— START OF Record list —

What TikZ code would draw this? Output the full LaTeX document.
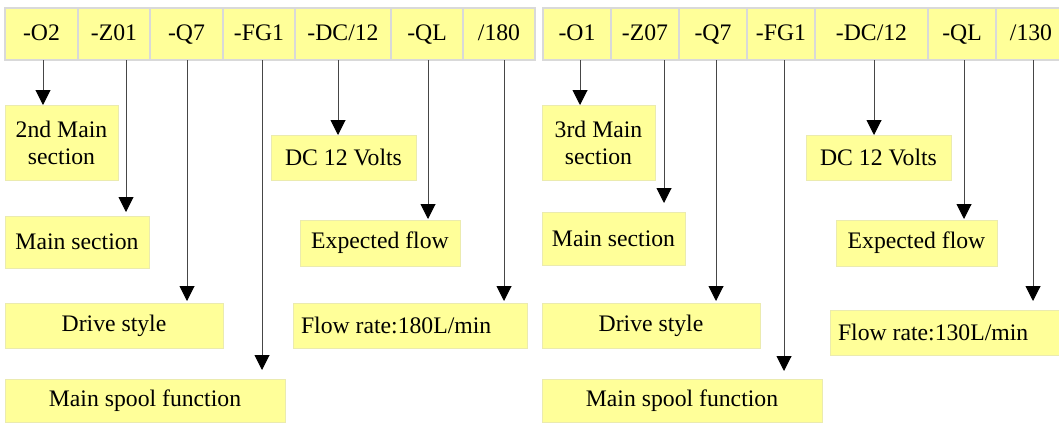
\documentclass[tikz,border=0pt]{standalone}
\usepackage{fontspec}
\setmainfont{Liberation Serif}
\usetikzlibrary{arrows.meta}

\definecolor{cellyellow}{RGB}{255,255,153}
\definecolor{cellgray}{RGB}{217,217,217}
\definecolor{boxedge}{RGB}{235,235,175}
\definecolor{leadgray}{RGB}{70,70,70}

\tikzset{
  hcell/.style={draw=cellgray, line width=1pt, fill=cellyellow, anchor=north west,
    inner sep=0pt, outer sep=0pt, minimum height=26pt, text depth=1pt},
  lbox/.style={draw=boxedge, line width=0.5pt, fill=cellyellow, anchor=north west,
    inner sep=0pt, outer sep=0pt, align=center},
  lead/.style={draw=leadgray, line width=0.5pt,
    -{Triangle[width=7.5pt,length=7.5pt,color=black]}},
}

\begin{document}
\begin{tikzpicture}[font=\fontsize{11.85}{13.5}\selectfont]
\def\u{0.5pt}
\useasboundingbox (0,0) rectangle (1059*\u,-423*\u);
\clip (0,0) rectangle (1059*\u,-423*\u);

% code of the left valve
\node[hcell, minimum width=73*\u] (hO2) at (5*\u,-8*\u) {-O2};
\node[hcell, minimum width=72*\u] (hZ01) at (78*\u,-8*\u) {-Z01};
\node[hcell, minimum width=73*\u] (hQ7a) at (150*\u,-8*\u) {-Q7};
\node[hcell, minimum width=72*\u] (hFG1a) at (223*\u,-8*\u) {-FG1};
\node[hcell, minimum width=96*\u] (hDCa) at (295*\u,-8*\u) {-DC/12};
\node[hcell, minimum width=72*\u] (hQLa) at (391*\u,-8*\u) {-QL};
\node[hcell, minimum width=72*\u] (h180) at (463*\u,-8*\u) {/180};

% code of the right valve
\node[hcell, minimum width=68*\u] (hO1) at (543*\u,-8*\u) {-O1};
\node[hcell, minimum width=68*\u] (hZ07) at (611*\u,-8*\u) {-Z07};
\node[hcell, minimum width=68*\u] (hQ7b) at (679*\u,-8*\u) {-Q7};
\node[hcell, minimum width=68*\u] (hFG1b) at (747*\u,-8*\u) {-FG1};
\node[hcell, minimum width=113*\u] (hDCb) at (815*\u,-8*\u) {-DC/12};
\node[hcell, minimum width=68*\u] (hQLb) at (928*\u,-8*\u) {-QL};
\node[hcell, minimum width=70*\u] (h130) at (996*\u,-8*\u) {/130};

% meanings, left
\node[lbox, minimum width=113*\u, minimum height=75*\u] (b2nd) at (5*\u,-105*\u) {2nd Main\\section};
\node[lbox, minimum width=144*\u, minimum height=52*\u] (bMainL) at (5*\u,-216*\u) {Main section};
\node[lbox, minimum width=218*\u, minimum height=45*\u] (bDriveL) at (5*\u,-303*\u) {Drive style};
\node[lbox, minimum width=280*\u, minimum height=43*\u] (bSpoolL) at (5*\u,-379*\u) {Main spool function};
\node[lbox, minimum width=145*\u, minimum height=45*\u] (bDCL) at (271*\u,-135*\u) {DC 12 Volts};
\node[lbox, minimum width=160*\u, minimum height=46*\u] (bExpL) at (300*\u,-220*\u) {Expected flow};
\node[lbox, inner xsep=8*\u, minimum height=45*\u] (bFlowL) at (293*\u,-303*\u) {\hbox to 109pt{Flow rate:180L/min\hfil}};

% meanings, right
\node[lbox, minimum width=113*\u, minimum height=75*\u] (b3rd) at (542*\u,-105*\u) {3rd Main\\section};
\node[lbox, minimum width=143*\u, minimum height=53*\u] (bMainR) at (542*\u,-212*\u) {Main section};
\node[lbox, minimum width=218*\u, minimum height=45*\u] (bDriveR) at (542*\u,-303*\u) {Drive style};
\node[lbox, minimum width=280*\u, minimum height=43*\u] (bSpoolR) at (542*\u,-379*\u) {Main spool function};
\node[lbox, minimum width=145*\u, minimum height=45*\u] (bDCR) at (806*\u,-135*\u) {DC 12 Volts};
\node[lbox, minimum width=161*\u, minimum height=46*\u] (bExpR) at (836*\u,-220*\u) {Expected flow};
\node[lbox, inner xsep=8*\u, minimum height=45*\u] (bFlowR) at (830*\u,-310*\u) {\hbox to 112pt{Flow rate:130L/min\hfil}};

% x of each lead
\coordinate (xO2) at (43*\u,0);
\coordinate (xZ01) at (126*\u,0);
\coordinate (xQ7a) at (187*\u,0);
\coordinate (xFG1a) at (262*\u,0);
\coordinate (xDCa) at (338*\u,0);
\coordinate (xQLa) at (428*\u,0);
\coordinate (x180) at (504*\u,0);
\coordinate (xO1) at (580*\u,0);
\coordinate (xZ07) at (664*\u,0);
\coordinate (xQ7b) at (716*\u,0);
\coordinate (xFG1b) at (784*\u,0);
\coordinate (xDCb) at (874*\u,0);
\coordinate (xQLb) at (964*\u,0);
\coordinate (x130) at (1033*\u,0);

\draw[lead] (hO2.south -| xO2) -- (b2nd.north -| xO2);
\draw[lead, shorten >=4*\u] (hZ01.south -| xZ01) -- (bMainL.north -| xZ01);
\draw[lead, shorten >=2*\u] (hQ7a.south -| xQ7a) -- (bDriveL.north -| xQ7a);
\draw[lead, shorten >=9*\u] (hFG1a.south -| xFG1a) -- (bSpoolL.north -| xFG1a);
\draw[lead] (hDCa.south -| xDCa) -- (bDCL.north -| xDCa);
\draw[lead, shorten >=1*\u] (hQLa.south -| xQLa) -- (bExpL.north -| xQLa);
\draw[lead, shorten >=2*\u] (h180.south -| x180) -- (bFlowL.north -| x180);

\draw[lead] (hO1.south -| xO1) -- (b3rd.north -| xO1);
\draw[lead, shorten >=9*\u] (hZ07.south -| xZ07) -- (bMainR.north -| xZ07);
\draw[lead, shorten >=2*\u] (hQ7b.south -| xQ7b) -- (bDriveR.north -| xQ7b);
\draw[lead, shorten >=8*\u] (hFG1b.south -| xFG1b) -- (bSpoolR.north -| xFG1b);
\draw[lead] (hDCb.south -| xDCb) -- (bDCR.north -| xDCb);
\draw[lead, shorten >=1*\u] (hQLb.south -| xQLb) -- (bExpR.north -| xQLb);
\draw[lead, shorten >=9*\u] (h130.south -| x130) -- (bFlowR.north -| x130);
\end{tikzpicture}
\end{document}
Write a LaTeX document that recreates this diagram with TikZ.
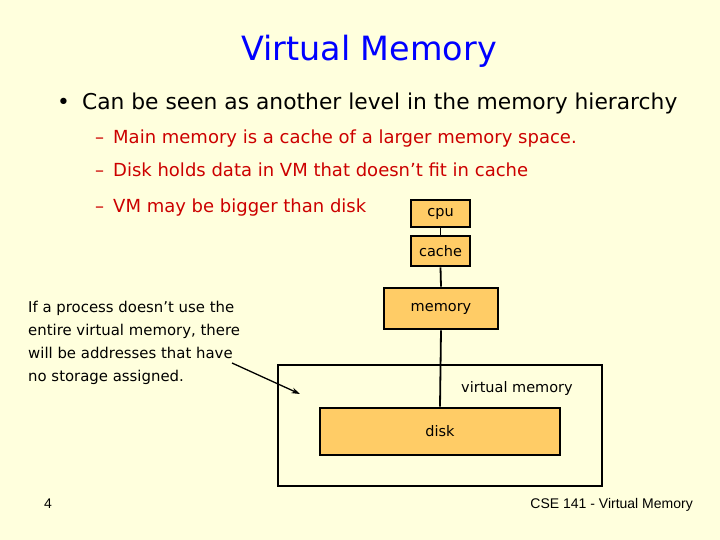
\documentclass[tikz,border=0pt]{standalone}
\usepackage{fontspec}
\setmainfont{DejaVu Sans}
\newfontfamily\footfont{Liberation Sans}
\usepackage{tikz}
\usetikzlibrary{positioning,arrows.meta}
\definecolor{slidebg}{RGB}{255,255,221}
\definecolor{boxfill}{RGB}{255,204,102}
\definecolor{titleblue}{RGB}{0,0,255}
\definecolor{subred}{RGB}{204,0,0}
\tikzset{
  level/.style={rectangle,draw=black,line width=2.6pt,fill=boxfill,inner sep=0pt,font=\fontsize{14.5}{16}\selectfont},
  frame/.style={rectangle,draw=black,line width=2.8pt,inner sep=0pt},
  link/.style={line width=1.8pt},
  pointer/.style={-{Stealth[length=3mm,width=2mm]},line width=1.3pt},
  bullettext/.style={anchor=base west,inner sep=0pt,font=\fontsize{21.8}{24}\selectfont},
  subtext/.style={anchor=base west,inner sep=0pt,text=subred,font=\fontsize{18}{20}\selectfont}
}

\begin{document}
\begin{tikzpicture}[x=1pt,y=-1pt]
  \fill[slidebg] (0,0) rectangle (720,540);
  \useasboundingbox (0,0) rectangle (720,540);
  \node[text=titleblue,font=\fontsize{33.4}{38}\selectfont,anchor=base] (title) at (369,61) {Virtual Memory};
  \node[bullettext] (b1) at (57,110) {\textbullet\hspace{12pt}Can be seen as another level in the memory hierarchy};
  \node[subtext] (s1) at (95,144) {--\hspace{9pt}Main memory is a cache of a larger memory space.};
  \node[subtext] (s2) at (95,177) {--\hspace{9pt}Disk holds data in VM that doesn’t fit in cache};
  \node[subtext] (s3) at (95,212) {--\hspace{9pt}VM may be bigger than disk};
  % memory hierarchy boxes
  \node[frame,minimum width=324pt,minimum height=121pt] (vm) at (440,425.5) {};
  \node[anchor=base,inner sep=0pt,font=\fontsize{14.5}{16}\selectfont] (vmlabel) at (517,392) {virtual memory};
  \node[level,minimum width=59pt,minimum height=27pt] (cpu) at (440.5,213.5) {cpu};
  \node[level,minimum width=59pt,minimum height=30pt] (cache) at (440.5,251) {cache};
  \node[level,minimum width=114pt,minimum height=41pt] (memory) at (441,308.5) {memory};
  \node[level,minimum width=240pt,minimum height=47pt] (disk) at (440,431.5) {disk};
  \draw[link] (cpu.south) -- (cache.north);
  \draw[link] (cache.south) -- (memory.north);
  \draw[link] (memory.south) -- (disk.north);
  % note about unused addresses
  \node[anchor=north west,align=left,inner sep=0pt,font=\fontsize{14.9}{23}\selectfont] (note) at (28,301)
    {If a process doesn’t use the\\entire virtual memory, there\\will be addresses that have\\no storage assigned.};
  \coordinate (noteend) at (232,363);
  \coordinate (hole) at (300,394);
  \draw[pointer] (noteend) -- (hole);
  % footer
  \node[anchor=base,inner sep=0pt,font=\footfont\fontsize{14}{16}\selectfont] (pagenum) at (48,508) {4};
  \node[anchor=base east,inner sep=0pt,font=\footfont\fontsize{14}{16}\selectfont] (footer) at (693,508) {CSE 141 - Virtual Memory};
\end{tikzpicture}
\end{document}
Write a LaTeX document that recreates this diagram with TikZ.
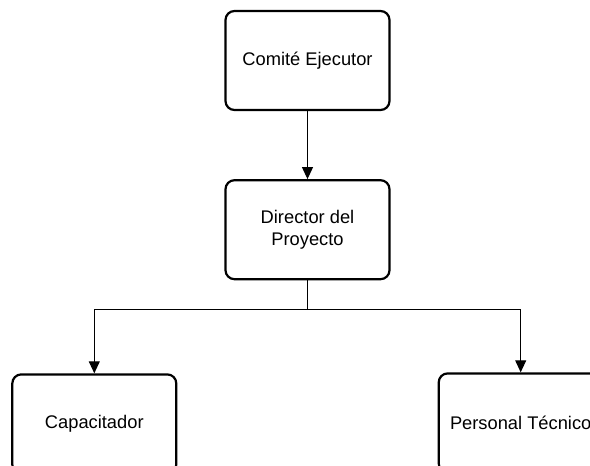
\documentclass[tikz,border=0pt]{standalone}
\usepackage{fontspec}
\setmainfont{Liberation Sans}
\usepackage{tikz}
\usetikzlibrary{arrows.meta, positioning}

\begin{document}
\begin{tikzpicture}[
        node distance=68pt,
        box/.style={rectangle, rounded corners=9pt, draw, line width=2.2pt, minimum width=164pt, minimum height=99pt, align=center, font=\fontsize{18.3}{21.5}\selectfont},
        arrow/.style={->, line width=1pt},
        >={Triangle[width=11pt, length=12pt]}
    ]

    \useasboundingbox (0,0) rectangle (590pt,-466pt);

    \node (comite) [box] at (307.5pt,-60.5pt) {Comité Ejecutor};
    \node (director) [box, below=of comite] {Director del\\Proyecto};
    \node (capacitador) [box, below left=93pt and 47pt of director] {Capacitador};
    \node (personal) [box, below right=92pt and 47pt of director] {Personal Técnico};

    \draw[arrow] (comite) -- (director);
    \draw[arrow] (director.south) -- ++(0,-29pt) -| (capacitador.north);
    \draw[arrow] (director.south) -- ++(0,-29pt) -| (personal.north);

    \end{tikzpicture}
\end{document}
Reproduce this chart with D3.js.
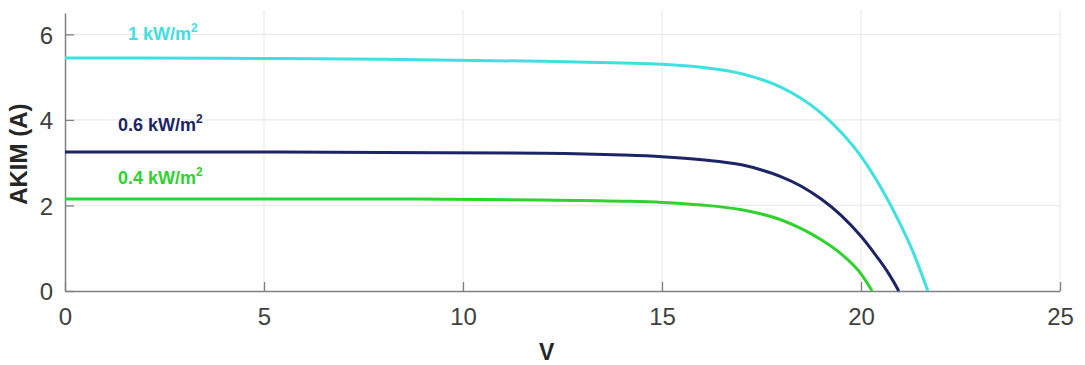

— END OF Record list —

■ Work to be completed ■
In the listing above, find each line with the word "this" and copy it.

■ Exercise answer ■
What TikZ code would draw this? Output the full LaTeX document.
Write a LaTeX document that recreates this diagram with TikZ.
Write a LaTeX document that recreates this diagram with TikZ.
Reproduce this chart with D3.js.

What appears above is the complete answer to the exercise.